*Work to do*:
Skip all pictures. Write out the data below from its first line through the line that contains "(Al11) at (560,641);".
— start of Given data —
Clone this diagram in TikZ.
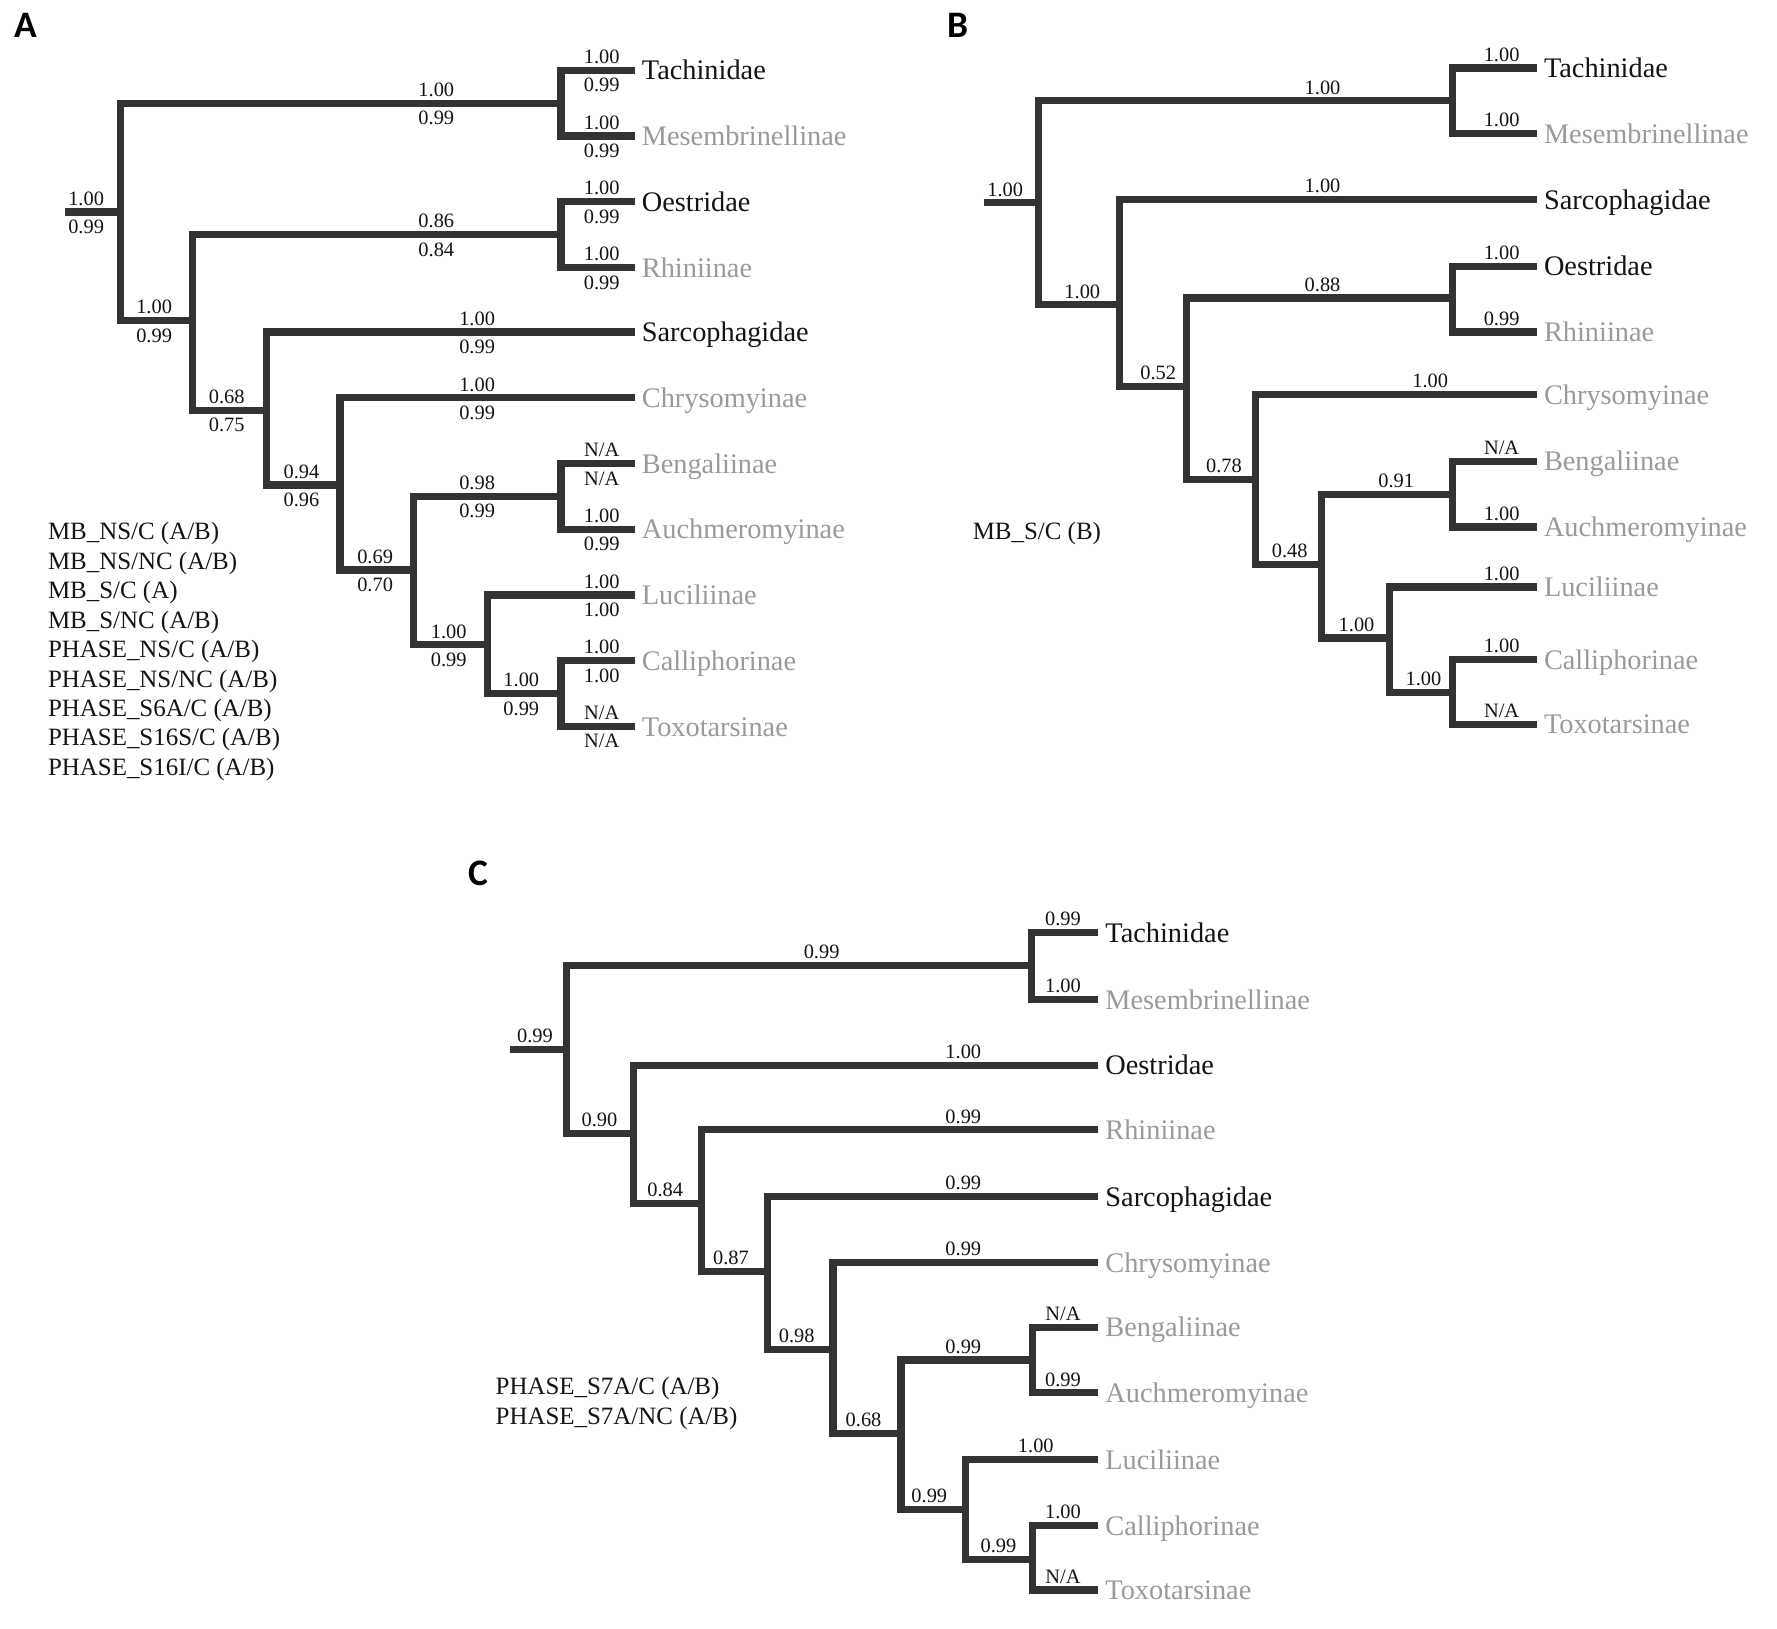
\documentclass[tikz,border=0pt]{standalone}
\usepackage{fontspec}
\setmainfont{Liberation Serif}
\newfontfamily\panelfont{Carlito}
\definecolor{brc}{HTML}{333333}
\definecolor{txk}{HTML}{141414}
\definecolor{txg}{HTML}{9A9A9A}
\begin{document}
\begin{tikzpicture}[x=0.5pt,y=-0.5pt,
  br/.style={draw=brc,line width=3.15pt,line join=miter},
  tk/.style={anchor=base west,inner sep=0pt,xshift=3pt,yshift=-4.25pt,text=txk,font=\fontsize{12.5}{15}\selectfont},
  tg/.style={tk,text=txg},
  num/.style={anchor=base,inner sep=0pt,text=txk,font=\fontsize{9}{11}\selectfont},
  up/.style={num,yshift=3pt},
  dn/.style={num,yshift=-9.5pt},
  lg/.style={anchor=base west,inner sep=0pt,text=txk,font=\fontsize{11}{13}\selectfont},
  pl/.style={anchor=base west,inner sep=0pt,text=black,font=\panelfont\bfseries\fontsize{16.5}{18}\selectfont}]
\fill[white] (0,0) rectangle (1568,1437);
\useasboundingbox (0,0) rectangle (1568,1437);

%================ Panel A ================
\node[pl] (pA) at (12,33.5) {A};
\coordinate (A0) at (57,187);
\coordinate (Ar) at (106,187);
\coordinate (At) at (495,91);
\coordinate (An1) at (170,283);
\coordinate (Ao) at (495,207);
\coordinate (An2) at (235,362);
\coordinate (An3) at (300,428);
\coordinate (An4) at (365,503);
\coordinate (Aba) at (495,438);
\coordinate (An5) at (430,569);
\coordinate (Act) at (495,612);
\coordinate (Al1) at (560,62);
\coordinate (Al2) at (560,120);
\coordinate (Al3) at (560,178);
\coordinate (Al4) at (560,236);
\coordinate (Al5) at (560,293);
\coordinate (Al6) at (560,351);
\coordinate (Al7) at (560,409);
\coordinate (Al8) at (560,467);
\coordinate (Al9) at (560,525);
\coordinate (Al10) at (560,583);
\coordinate (Al11) at (560,641);

\draw[br] (A0) -- (Ar);
\draw[br] (Ar) |- (At);  \draw[br] (Ar) |- (An1);
\draw[br] (At) |- (Al1); \draw[br] (At) |- (Al2);
\draw[br] (An1) |- (Ao); \draw[br] (An1) |- (An2);
\draw[br] (Ao) |- (Al3); \draw[br] (Ao) |- (Al4);
\draw[br] (An2) |- (Al5); \draw[br] (An2) |- (An3);
\draw[br] (An3) |- (Al6); \draw[br] (An3) |- (An4);
\draw[br] (An4) |- (Aba); \draw[br] (An4) |- (An5);
\draw[br] (Aba) |- (Al7); \draw[br] (Aba) |- (Al8);
\draw[br] (An5) |- (Al9); \draw[br] (An5) |- (Act);
\draw[br] (Act) |- (Al10); \draw[br] (Act) |- (Al11);

\node[tk] (tA1) at (Al1) {Tachinidae};
\node[tg] (tA2) at (Al2) {Mesembrinellinae};
\node[tk] (tA3) at (Al3) {Oestridae};
\node[tg] (tA4) at (Al4) {Rhiniinae};
\node[tk] (tA5) at (Al5) {Sarcophagidae};
\node[tg] (tA6) at (Al6) {Chrysomyinae};
\node[tg] (tA7) at (Al7) {Bengaliinae};
\node[tg] (tA8) at (Al8) {Auchmeromyinae};
\node[tg] (tA9) at (Al9) {Luciliinae};
\node[tg] (tA10) at (Al10) {Calliphorinae};
\node[tg] (tA11) at (Al11) {Toxotarsinae};

\node[up] (a1u) at (76,187) {1.00};   \node[dn] (a1d) at (76,187) {0.99};
\node[up] (a2u) at (385,91) {1.00};   \node[dn] (a2d) at (385,91) {0.99};
\node[up] (a3u) at (531,62) {1.00};   \node[dn] (a3d) at (531,62) {0.99};
\node[up] (a4u) at (531,120) {1.00};  \node[dn] (a4d) at (531,120) {0.99};
\node[up] (a5u) at (136,283) {1.00};  \node[dn] (a5d) at (136,283) {0.99};
\node[up] (a6u) at (385,207) {0.86};  \node[dn] (a6d) at (385,207) {0.84};
\node[up] (a7u) at (531,178) {1.00};  \node[dn] (a7d) at (531,178) {0.99};
\node[up] (a8u) at (531,236) {1.00};  \node[dn] (a8d) at (531,236) {0.99};
\node[up] (a9u) at (200,362) {0.68};  \node[dn] (a9d) at (200,362) {0.75};
\node[up] (a10u) at (421,293) {1.00}; \node[dn] (a10d) at (421,293) {0.99};
\node[up] (a11u) at (266,428) {0.94}; \node[dn] (a11d) at (266,428) {0.96};
\node[up] (a12u) at (421,351) {1.00}; \node[dn] (a12d) at (421,351) {0.99};
\node[up] (a13u) at (331,503) {0.69}; \node[dn] (a13d) at (331,503) {0.70};
\node[up] (a14u) at (421,438) {0.98}; \node[dn] (a14d) at (421,438) {0.99};
\node[up] (a15u) at (531,409) {N/A};  \node[dn] (a15d) at (531,409) {N/A};
\node[up] (a16u) at (531,467) {1.00}; \node[dn] (a16d) at (531,467) {0.99};
\node[up] (a17u) at (396,569) {1.00}; \node[dn] (a17d) at (396,569) {0.99};
\node[up] (a18u) at (531,525) {1.00}; \node[dn] (a18d) at (531,525) {1.00};
\node[up] (a19u) at (460,612) {1.00}; \node[dn] (a19d) at (460,612) {0.99};
\node[up] (a20u) at (531,583) {1.00}; \node[dn] (a20d) at (531,583) {1.00};
\node[up] (a21u) at (531,641) {N/A};  \node[dn] (a21d) at (531,641) {N/A};

\node[lg] (lA1) at (42,476.4) {MB\_NS/C (A/B)};
\node[lg] (lA2) at (42,502.4) {MB\_NS/NC (A/B)};
\node[lg] (lA3) at (42,528.3) {MB\_S/C (A)};
\node[lg] (lA4) at (42,554.3) {MB\_S/NC (A/B)};
\node[lg] (lA5) at (42,580.2) {PHASE\_NS/C (A/B)};
\node[lg] (lA6) at (42,606.2) {PHASE\_NS/NC (A/B)};
\node[lg] (lA7) at (42,632.1) {PHASE\_S6A/C (A/B)};
\node[lg] (lA8) at (42,658.1) {PHASE\_S16S/C (A/B)};
\node[lg] (lA9) at (42,684) {PHASE\_S16I/C (A/B)};

%================ Panel B ================
\node[pl] (pB) at (836,33.5) {B};
\coordinate (B0) at (868,179);
\coordinate (Br) at (916,179);
\coordinate (Bt) at (1282,89);
\coordinate (Bn1) at (988,269);
\coordinate (Bn2) at (1047,341);
\coordinate (Bo) at (1282,263);
\coordinate (Bn3) at (1108,423);
\coordinate (Bn4) at (1166,498);
\coordinate (Bba) at (1282,436);
\coordinate (Bn5) at (1226,563);
\coordinate (Bct) at (1282,611);
\coordinate (Bl1) at (1356,60);
\coordinate (Bl2) at (1356,118);
\coordinate (Bl3) at (1356,176);
\coordinate (Bl4) at (1356,235);
\coordinate (Bl5) at (1356,293);
\coordinate (Bl6) at (1356,348);
\coordinate (Bl7) at (1356,407);
\coordinate (Bl8) at (1356,465);
\coordinate (Bl9) at (1356,518);
\coordinate (Bl10) at (1356,582);
\coordinate (Bl11) at (1356,639);

\draw[br] (B0) -- (Br);
\draw[br] (Br) |- (Bt);  \draw[br] (Br) |- (Bn1);
\draw[br] (Bt) |- (Bl1); \draw[br] (Bt) |- (Bl2);
\draw[br] (Bn1) |- (Bl3); \draw[br] (Bn1) |- (Bn2);
\draw[br] (Bn2) |- (Bo); \draw[br] (Bn2) |- (Bn3);
\draw[br] (Bo) |- (Bl4); \draw[br] (Bo) |- (Bl5);
\draw[br] (Bn3) |- (Bl6); \draw[br] (Bn3) |- (Bn4);
\draw[br] (Bn4) |- (Bba); \draw[br] (Bn4) |- (Bn5);
\draw[br] (Bba) |- (Bl7); \draw[br] (Bba) |- (Bl8);
\draw[br] (Bn5) |- (Bl9); \draw[br] (Bn5) |- (Bct);
\draw[br] (Bct) |- (Bl10); \draw[br] (Bct) |- (Bl11);

\node[tk] (tB1) at (Bl1) {Tachinidae};
\node[tg] (tB2) at (Bl2) {Mesembrinellinae};
\node[tk] (tB3) at (Bl3) {Sarcophagidae};
\node[tk] (tB4) at (Bl4) {Oestridae};
\node[tg] (tB5) at (Bl5) {Rhiniinae};
\node[tg] (tB6) at (Bl6) {Chrysomyinae};
\node[tg] (tB7) at (Bl7) {Bengaliinae};
\node[tg] (tB8) at (Bl8) {Auchmeromyinae};
\node[tg] (tB9) at (Bl9) {Luciliinae};
\node[tg] (tB10) at (Bl10) {Calliphorinae};
\node[tg] (tB11) at (Bl11) {Toxotarsinae};

\node[up] (b1) at (887,179) {1.00};
\node[up] (b2) at (1167,89) {1.00};
\node[up] (b3) at (1325,60) {1.00};
\node[up] (b4) at (1325,118) {1.00};
\node[up] (b5) at (955,269) {1.00};
\node[up] (b6) at (1167,176) {1.00};
\node[up] (b7) at (1022,341) {0.52};
\node[up] (b8) at (1167,263) {0.88};
\node[up] (b9) at (1325,235) {1.00};
\node[up] (b10) at (1325,293) {0.99};
\node[up] (b11) at (1080,423) {0.78};
\node[up] (b12) at (1262,348) {1.00};
\node[up] (b13) at (1138,498) {0.48};
\node[up] (b14) at (1232,436) {0.91};
\node[up] (b15) at (1325,407) {N/A};
\node[up] (b16) at (1325,465) {1.00};
\node[up] (b17) at (1197,563) {1.00};
\node[up] (b18) at (1325,518) {1.00};
\node[up] (b19) at (1256,611) {1.00};
\node[up] (b20) at (1325,582) {1.00};
\node[up] (b21) at (1325,639) {N/A};

\node[lg] (lB1) at (858,476) {MB\_S/C (B)};

%================ Panel C ================
\node[pl] (pC) at (413,781) {C};
\coordinate (C0) at (450,926);
\coordinate (Cr) at (500,926);
\coordinate (Ct) at (910,852);
\coordinate (Cn1) at (559,1000);
\coordinate (Cn2) at (619,1062);
\coordinate (Cn3) at (677,1122);
\coordinate (Cn4) at (735,1191);
\coordinate (Cn5) at (795,1265);
\coordinate (Cba) at (911,1200);
\coordinate (Cn6) at (852,1332);
\coordinate (Cct) at (911,1376);
\coordinate (Cl1) at (969,823);
\coordinate (Cl2) at (969,882);
\coordinate (Cl3) at (969,940);
\coordinate (Cl4) at (969,997);
\coordinate (Cl5) at (969,1056);
\coordinate (Cl6) at (969,1114);
\coordinate (Cl7) at (969,1171);
\coordinate (Cl8) at (969,1229);
\coordinate (Cl9) at (969,1288);
\coordinate (Cl10) at (969,1346);
\coordinate (Cl11) at (969,1403);

\draw[br] (C0) -- (Cr);
\draw[br] (Cr) |- (Ct);  \draw[br] (Cr) |- (Cn1);
\draw[br] (Ct) |- (Cl1); \draw[br] (Ct) |- (Cl2);
\draw[br] (Cn1) |- (Cl3); \draw[br] (Cn1) |- (Cn2);
\draw[br] (Cn2) |- (Cl4); \draw[br] (Cn2) |- (Cn3);
\draw[br] (Cn3) |- (Cl5); \draw[br] (Cn3) |- (Cn4);
\draw[br] (Cn4) |- (Cl6); \draw[br] (Cn4) |- (Cn5);
\draw[br] (Cn5) |- (Cba); \draw[br] (Cn5) |- (Cn6);
\draw[br] (Cba) |- (Cl7); \draw[br] (Cba) |- (Cl8);
\draw[br] (Cn6) |- (Cl9); \draw[br] (Cn6) |- (Cct);
\draw[br] (Cct) |- (Cl10); \draw[br] (Cct) |- (Cl11);

\node[tk] (tC1) at (Cl1) {Tachinidae};
\node[tg] (tC2) at (Cl2) {Mesembrinellinae};
\node[tk] (tC3) at (Cl3) {Oestridae};
\node[tg] (tC4) at (Cl4) {Rhiniinae};
\node[tk] (tC5) at (Cl5) {Sarcophagidae};
\node[tg] (tC6) at (Cl6) {Chrysomyinae};
\node[tg] (tC7) at (Cl7) {Bengaliinae};
\node[tg] (tC8) at (Cl8) {Auchmeromyinae};
\node[tg] (tC9) at (Cl9) {Luciliinae};
\node[tg] (tC10) at (Cl10) {Calliphorinae};
\node[tg] (tC11) at (Cl11) {Toxotarsinae};

\node[up] (c1) at (472,926) {0.99};
\node[up] (c2) at (725,852) {0.99};
\node[up] (c3) at (938,823) {0.99};
\node[up] (c4) at (938,882) {1.00};
\node[up] (c5) at (529,1000) {0.90};
\node[up] (c6) at (850,940) {1.00};
\node[up] (c7) at (587,1062) {0.84};
\node[up] (c8) at (850,997) {0.99};
\node[up] (c9) at (645,1122) {0.87};
\node[up] (c10) at (850,1056) {0.99};
\node[up] (c11) at (703,1191) {0.98};
\node[up] (c12) at (850,1114) {0.99};
\node[up] (c13) at (762,1265) {0.68};
\node[up] (c14) at (850,1200) {0.99};
\node[up] (c15) at (938,1171) {N/A};
\node[up] (c16) at (938,1229) {0.99};
\node[up] (c17) at (820,1332) {0.99};
\node[up] (c18) at (914,1288) {1.00};
\node[up] (c19) at (881,1376) {0.99};
\node[up] (c20) at (938,1346) {1.00};
\node[up] (c21) at (938,1403) {N/A};

\node[lg] (lC1) at (437,1230.5) {PHASE\_S7A/C (A/B)};
\node[lg] (lC2) at (437,1256.5) {PHASE\_S7A/NC (A/B)};
\end{tikzpicture}
\end{document}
— end of Given data —
*Correct output*:
Clone this diagram in TikZ.
\documentclass[tikz,border=0pt]{standalone}
\usepackage{fontspec}
\setmainfont{Liberation Serif}
\newfontfamily\panelfont{Carlito}
\definecolor{brc}{HTML}{333333}
\definecolor{txk}{HTML}{141414}
\definecolor{txg}{HTML}{9A9A9A}
\begin{document}
\begin{tikzpicture}[x=0.5pt,y=-0.5pt,
  br/.style={draw=brc,line width=3.15pt,line join=miter},
  tk/.style={anchor=base west,inner sep=0pt,xshift=3pt,yshift=-4.25pt,text=txk,font=\fontsize{12.5}{15}\selectfont},
  tg/.style={tk,text=txg},
  num/.style={anchor=base,inner sep=0pt,text=txk,font=\fontsize{9}{11}\selectfont},
  up/.style={num,yshift=3pt},
  dn/.style={num,yshift=-9.5pt},
  lg/.style={anchor=base west,inner sep=0pt,text=txk,font=\fontsize{11}{13}\selectfont},
  pl/.style={anchor=base west,inner sep=0pt,text=black,font=\panelfont\bfseries\fontsize{16.5}{18}\selectfont}]
\fill[white] (0,0) rectangle (1568,1437);
\useasboundingbox (0,0) rectangle (1568,1437);

%================ Panel A ================
\node[pl] (pA) at (12,33.5) {A};
\coordinate (A0) at (57,187);
\coordinate (Ar) at (106,187);
\coordinate (At) at (495,91);
\coordinate (An1) at (170,283);
\coordinate (Ao) at (495,207);
\coordinate (An2) at (235,362);
\coordinate (An3) at (300,428);
\coordinate (An4) at (365,503);
\coordinate (Aba) at (495,438);
\coordinate (An5) at (430,569);
\coordinate (Act) at (495,612);
\coordinate (Al1) at (560,62);
\coordinate (Al2) at (560,120);
\coordinate (Al3) at (560,178);
\coordinate (Al4) at (560,236);
\coordinate (Al5) at (560,293);
\coordinate (Al6) at (560,351);
\coordinate (Al7) at (560,409);
\coordinate (Al8) at (560,467);
\coordinate (Al9) at (560,525);
\coordinate (Al10) at (560,583);
\coordinate (Al11) at (560,641);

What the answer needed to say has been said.